=== WHAT THE TASK REQUIRES ===
Would you repeat the listing exactly but omit every picture?

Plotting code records
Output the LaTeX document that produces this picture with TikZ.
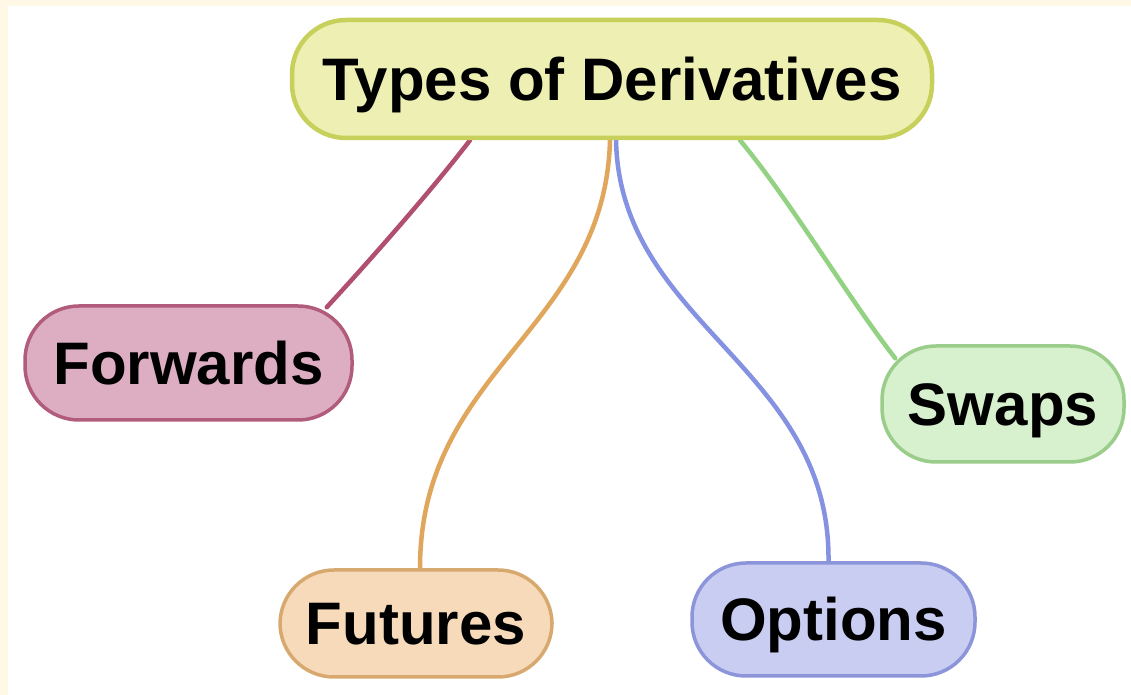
\documentclass[tikz,border=0pt]{standalone}
\usepackage{fontspec}
\setmainfont{Liberation Sans}
\usetikzlibrary{calc}
\pgfdeclarelayer{back}
\pgfdeclarelayer{bg}
\pgfsetlayers{back,bg,main}
\definecolor{cream}{HTML}{FFF8E6}
\definecolor{topfill}{HTML}{EDF0B2}
\definecolor{topdraw}{HTML}{C6D05A}
\definecolor{fwfill}{HTML}{DDAEC2}
\definecolor{fwdraw}{HTML}{B25C7C}
\definecolor{fwline}{HTML}{B0506E}
\definecolor{futfill}{HTML}{F6DABA}
\definecolor{futdraw}{HTML}{D8A96E}
\definecolor{futline}{HTML}{E0A65C}
\definecolor{optfill}{HTML}{C9CDF2}
\definecolor{optdraw}{HTML}{8C94DA}
\definecolor{optline}{HTML}{8592E2}
\definecolor{swfill}{HTML}{D7F0CD}
\definecolor{swdraw}{HTML}{9ACC8A}
\definecolor{swline}{HTML}{92D282}
\tikzset{
  topic/.style={rectangle, rounded corners=54pt, line width=3.5pt, inner sep=0pt,
    text height=43pt, text depth=0pt, align=center,
    font=\fontsize{60}{72}\selectfont\bfseries, text=black},
  link/.style={line width=4.5pt, line cap=round}
}
\begin{document}
\begin{tikzpicture}[x=1pt,y=1pt]
\useasboundingbox (0,0) rectangle (1131,695);
\begin{pgfonlayer}{back}
\fill[cream] (0,0) rectangle (1131,695);
\fill[white] (8,0) rectangle (1131,689);
\end{pgfonlayer}

\node[topic, fill=topfill, draw=topdraw, line width=4.5pt, minimum width=640pt, minimum height=118pt] (top) at (612,616) {Types of Derivatives};
\node[topic, fill=fwfill, draw=fwdraw, minimum width=327pt, minimum height=114pt] (fw) at (188.5,332) {Forwards};
\node[topic, fill=futfill, draw=futdraw, minimum width=272pt, minimum height=107pt] (fut) at (416,71.5) {Futures};
\node[topic, fill=optfill, draw=optdraw, minimum width=283pt, minimum height=113pt] (opt) at (833.5,75.5) {Options};
\node[topic, fill=swfill, draw=swdraw, minimum width=242pt, minimum height=116pt] (sw) at (1003,291) {Swaps};

\begin{pgfonlayer}{bg}
\draw[link, fwline] ($(top.south)+(-142,0)$) .. controls ($(top.south)+(-182,-52)$) and ($(fw.north east)+(18,46)$) .. ($(fw.north east)+(-27,-3)$);
\draw[link, futline] ($(top.south)+(-2,0)$) .. controls ($(top.south)+(-7,-190)$) and ($(fut.north)+(4,200)$) .. ($(fut.north)+(4,0)$);
\draw[link, optline] ($(top.south)+(4,0)$) .. controls ($(top.south)+(8,-185)$) and ($(opt.north)+(-3,195)$) .. ($(opt.north)+(-5,0)$);
\draw[link, swline] ($(top.south)+(128,0)$) .. controls ($(top.south)+(178,-60)$) and ($(sw.north west)+(-32,46)$) .. ($(sw.north west)+(15,-14)$);
\end{pgfonlayer}
\end{tikzpicture}
\end{document}
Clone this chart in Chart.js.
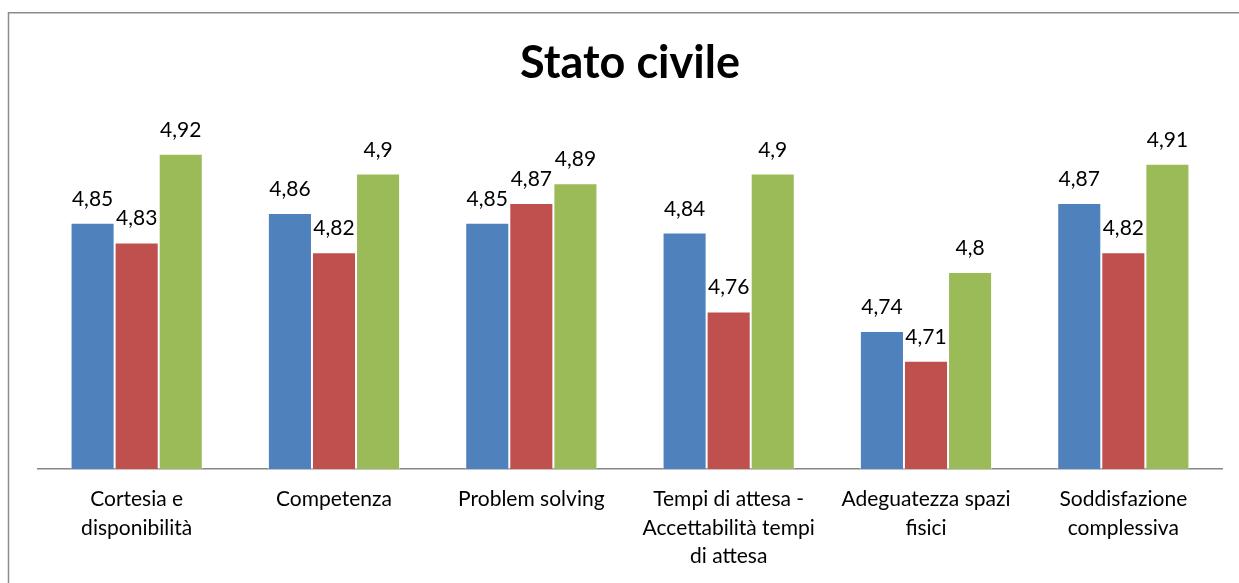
<!DOCTYPE html>
<html lang="it">
<head>
<meta charset="utf-8">
<title>Stato civile</title>
<script src="https://cdn.jsdelivr.net/npm/chart.js@4/dist/chart.umd.min.js"></script>
<style>
  html, body { margin: 0; padding: 0; background: #ffffff; }
  #wrap { width: 1239px; height: 583px; }
</style>
</head>
<body>
<div id="wrap"><canvas id="chart" width="1239" height="583"></canvas></div>
<script>
// Categorie valutate
const categories = [
  ['Cortesia e', 'disponibilità'],
  ['Competenza'],
  ['Problem solving'],
  ['Tempi di attesa -', 'Accettabilità tempi', 'di attesa'],
  ['Adeguatezza spazi', 'fisici'],
  ['Soddisfazione', 'complessiva']
];

// Punteggi medi per gruppo di stato civile
const serieBlu = [4.85, 4.86, 4.85, 4.84, 4.74, 4.87];
const serieRossa = [4.83, 4.82, 4.87, 4.76, 4.71, 4.82];
const serieVerde = [4.92, 4.90, 4.89, 4.90, 4.80, 4.91];

const titolo = 'Stato civile';
const FONT = 'Lato, "Open Sans", sans-serif';

// Cornice grigia del grafico
const framePlugin = {
  id: 'frame',
  beforeDraw(chart) {
    const ctx = chart.ctx;
    ctx.save();
    ctx.fillStyle = '#ffffff';
    ctx.fillRect(0, 0, chart.width, chart.height);
    ctx.strokeStyle = '#8c8c8c';
    ctx.lineWidth = 1.5;
    ctx.strokeRect(8.5, 12.75, chart.width + 20, chart.height + 20);
    ctx.restore();
  }
};

// Titolo centrato sopra l'area del grafico
const titlePlugin = {
  id: 'titolo',
  afterDraw(chart) {
    const ctx = chart.ctx;
    const area = chart.chartArea;
    ctx.save();
    ctx.font = 'bold 45px ' + FONT;
    ctx.fillStyle = '#000000';
    ctx.textAlign = 'center';
    ctx.textBaseline = 'alphabetic';
    ctx.fillText(titolo, (area.left + area.right) / 2, 78);
    ctx.restore();
  }
};

// Etichette con il valore sopra ogni barra (virgola decimale)
const valueLabels = {
  id: 'valori',
  afterDatasetsDraw(chart) {
    const ctx = chart.ctx;
    ctx.save();
    ctx.font = '21px ' + FONT;
    ctx.fillStyle = '#000000';
    ctx.textAlign = 'center';
    ctx.textBaseline = 'alphabetic';
    chart.data.datasets.forEach((ds, i) => {
      const meta = chart.getDatasetMeta(i);
      meta.data.forEach((bar, j) => {
        const txt = String(ds.data[j]).replace('.', ',');
        ctx.fillText(txt, bar.x, bar.y - 17);
      });
    });
    ctx.restore();
  }
};

new Chart(document.getElementById('chart'), {
  type: 'bar',
  data: {
    labels: categories,
    datasets: [
      { label: 'Serie 1', data: serieBlu, backgroundColor: '#4f81bd' },
      { label: 'Serie 2', data: serieRossa, backgroundColor: '#c0504d' },
      { label: 'Serie 3', data: serieVerde, backgroundColor: '#9bbb59' }
    ].map(d => Object.assign(d, {
      borderColor: 'rgba(255,255,255,0.55)',
      borderWidth: 1,
      barPercentage: 1.0,
      categoryPercentage: 0.67
    }))
  },
  options: {
    responsive: false,
    animation: false,
    devicePixelRatio: 1,
    layout: { padding: { left: 38, right: 17, top: 75, bottom: 0 } },
    plugins: {
      legend: { display: false },
      title: { display: false },
      tooltip: { enabled: false }
    },
    scales: {
      x: {
        grid: { display: false, drawTicks: false },
        border: { display: true, color: '#868686', width: 1.5 },
        ticks: {
          color: '#000000',
          font: { family: FONT, size: 21, lineHeight: 1.36 },
          padding: 16,
          maxRotation: 0,
          minRotation: 0,
          autoSkip: false
        },
        afterFit(scale) { scale.height = 114; }
      },
      y: {
        display: false,
        min: 4.6,
        max: 5.0
      }
    }
  },
  plugins: [framePlugin, titlePlugin, valueLabels]
});
</script>
</body>
</html>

=== THE RESULT ===
Output the LaTeX document that produces this picture with TikZ.
\documentclass[tikz,border=0pt]{standalone}
\usepackage{fontspec}
\setmainfont{Liberation Sans}
\usetikzlibrary{calc}
\pgfdeclarelayer{back}
\pgfdeclarelayer{bg}
\pgfsetlayers{back,bg,main}
\definecolor{cream}{HTML}{FFF8E6}
\definecolor{topfill}{HTML}{EDF0B2}
\definecolor{topdraw}{HTML}{C6D05A}
\definecolor{fwfill}{HTML}{DDAEC2}
\definecolor{fwdraw}{HTML}{B25C7C}
\definecolor{fwline}{HTML}{B0506E}
\definecolor{futfill}{HTML}{F6DABA}
\definecolor{futdraw}{HTML}{D8A96E}
\definecolor{futline}{HTML}{E0A65C}
\definecolor{optfill}{HTML}{C9CDF2}
\definecolor{optdraw}{HTML}{8C94DA}
\definecolor{optline}{HTML}{8592E2}
\definecolor{swfill}{HTML}{D7F0CD}
\definecolor{swdraw}{HTML}{9ACC8A}
\definecolor{swline}{HTML}{92D282}
\tikzset{
  topic/.style={rectangle, rounded corners=54pt, line width=3.5pt, inner sep=0pt,
    text height=43pt, text depth=0pt, align=center,
    font=\fontsize{60}{72}\selectfont\bfseries, text=black},
  link/.style={line width=4.5pt, line cap=round}
}
\begin{document}
\begin{tikzpicture}[x=1pt,y=1pt]
\useasboundingbox (0,0) rectangle (1131,695);
\begin{pgfonlayer}{back}
\fill[cream] (0,0) rectangle (1131,695);
\fill[white] (8,0) rectangle (1131,689);
\end{pgfonlayer}

\node[topic, fill=topfill, draw=topdraw, line width=4.5pt, minimum width=640pt, minimum height=118pt] (top) at (612,616) {Types of Derivatives};
\node[topic, fill=fwfill, draw=fwdraw, minimum width=327pt, minimum height=114pt] (fw) at (188.5,332) {Forwards};
\node[topic, fill=futfill, draw=futdraw, minimum width=272pt, minimum height=107pt] (fut) at (416,71.5) {Futures};
\node[topic, fill=optfill, draw=optdraw, minimum width=283pt, minimum height=113pt] (opt) at (833.5,75.5) {Options};
\node[topic, fill=swfill, draw=swdraw, minimum width=242pt, minimum height=116pt] (sw) at (1003,291) {Swaps};

\begin{pgfonlayer}{bg}
\draw[link, fwline] ($(top.south)+(-142,0)$) .. controls ($(top.south)+(-182,-52)$) and ($(fw.north east)+(18,46)$) .. ($(fw.north east)+(-27,-3)$);
\draw[link, futline] ($(top.south)+(-2,0)$) .. controls ($(top.south)+(-7,-190)$) and ($(fut.north)+(4,200)$) .. ($(fut.north)+(4,0)$);
\draw[link, optline] ($(top.south)+(4,0)$) .. controls ($(top.south)+(8,-185)$) and ($(opt.north)+(-3,195)$) .. ($(opt.north)+(-5,0)$);
\draw[link, swline] ($(top.south)+(128,0)$) .. controls ($(top.south)+(178,-60)$) and ($(sw.north west)+(-32,46)$) .. ($(sw.north west)+(15,-14)$);
\end{pgfonlayer}
\end{tikzpicture}
\end{document}
Clone this chart in Chart.js.
<!DOCTYPE html>
<html lang="it">
<head>
<meta charset="utf-8">
<title>Stato civile</title>
<script src="https://cdn.jsdelivr.net/npm/chart.js@4/dist/chart.umd.min.js"></script>
<style>
  html, body { margin: 0; padding: 0; background: #ffffff; }
  #wrap { width: 1239px; height: 583px; }
</style>
</head>
<body>
<div id="wrap"><canvas id="chart" width="1239" height="583"></canvas></div>
<script>
// Categorie valutate
const categories = [
  ['Cortesia e', 'disponibilità'],
  ['Competenza'],
  ['Problem solving'],
  ['Tempi di attesa -', 'Accettabilità tempi', 'di attesa'],
  ['Adeguatezza spazi', 'fisici'],
  ['Soddisfazione', 'complessiva']
];

// Punteggi medi per gruppo di stato civile
const serieBlu = [4.85, 4.86, 4.85, 4.84, 4.74, 4.87];
const serieRossa = [4.83, 4.82, 4.87, 4.76, 4.71, 4.82];
const serieVerde = [4.92, 4.90, 4.89, 4.90, 4.80, 4.91];

const titolo = 'Stato civile';
const FONT = 'Lato, "Open Sans", sans-serif';

// Cornice grigia del grafico
const framePlugin = {
  id: 'frame',
  beforeDraw(chart) {
    const ctx = chart.ctx;
    ctx.save();
    ctx.fillStyle = '#ffffff';
    ctx.fillRect(0, 0, chart.width, chart.height);
    ctx.strokeStyle = '#8c8c8c';
    ctx.lineWidth = 1.5;
    ctx.strokeRect(8.5, 12.75, chart.width + 20, chart.height + 20);
    ctx.restore();
  }
};

// Titolo centrato sopra l'area del grafico
const titlePlugin = {
  id: 'titolo',
  afterDraw(chart) {
    const ctx = chart.ctx;
    const area = chart.chartArea;
    ctx.save();
    ctx.font = 'bold 45px ' + FONT;
    ctx.fillStyle = '#000000';
    ctx.textAlign = 'center';
    ctx.textBaseline = 'alphabetic';
    ctx.fillText(titolo, (area.left + area.right) / 2, 78);
    ctx.restore();
  }
};

// Etichette con il valore sopra ogni barra (virgola decimale)
const valueLabels = {
  id: 'valori',
  afterDatasetsDraw(chart) {
    const ctx = chart.ctx;
    ctx.save();
    ctx.font = '21px ' + FONT;
    ctx.fillStyle = '#000000';
    ctx.textAlign = 'center';
    ctx.textBaseline = 'alphabetic';
    chart.data.datasets.forEach((ds, i) => {
      const meta = chart.getDatasetMeta(i);
      meta.data.forEach((bar, j) => {
        const txt = String(ds.data[j]).replace('.', ',');
        ctx.fillText(txt, bar.x, bar.y - 17);
      });
    });
    ctx.restore();
  }
};

new Chart(document.getElementById('chart'), {
  type: 'bar',
  data: {
    labels: categories,
    datasets: [
      { label: 'Serie 1', data: serieBlu, backgroundColor: '#4f81bd' },
      { label: 'Serie 2', data: serieRossa, backgroundColor: '#c0504d' },
      { label: 'Serie 3', data: serieVerde, backgroundColor: '#9bbb59' }
    ].map(d => Object.assign(d, {
      borderColor: 'rgba(255,255,255,0.55)',
      borderWidth: 1,
      barPercentage: 1.0,
      categoryPercentage: 0.67
    }))
  },
  options: {
    responsive: false,
    animation: false,
    devicePixelRatio: 1,
    layout: { padding: { left: 38, right: 17, top: 75, bottom: 0 } },
    plugins: {
      legend: { display: false },
      title: { display: false },
      tooltip: { enabled: false }
    },
    scales: {
      x: {
        grid: { display: false, drawTicks: false },
        border: { display: true, color: '#868686', width: 1.5 },
        ticks: {
          color: '#000000',
          font: { family: FONT, size: 21, lineHeight: 1.36 },
          padding: 16,
          maxRotation: 0,
          minRotation: 0,
          autoSkip: false
        },
        afterFit(scale) { scale.height = 114; }
      },
      y: {
        display: false,
        min: 4.6,
        max: 5.0
      }
    }
  },
  plugins: [framePlugin, titlePlugin, valueLabels]
});
</script>
</body>
</html>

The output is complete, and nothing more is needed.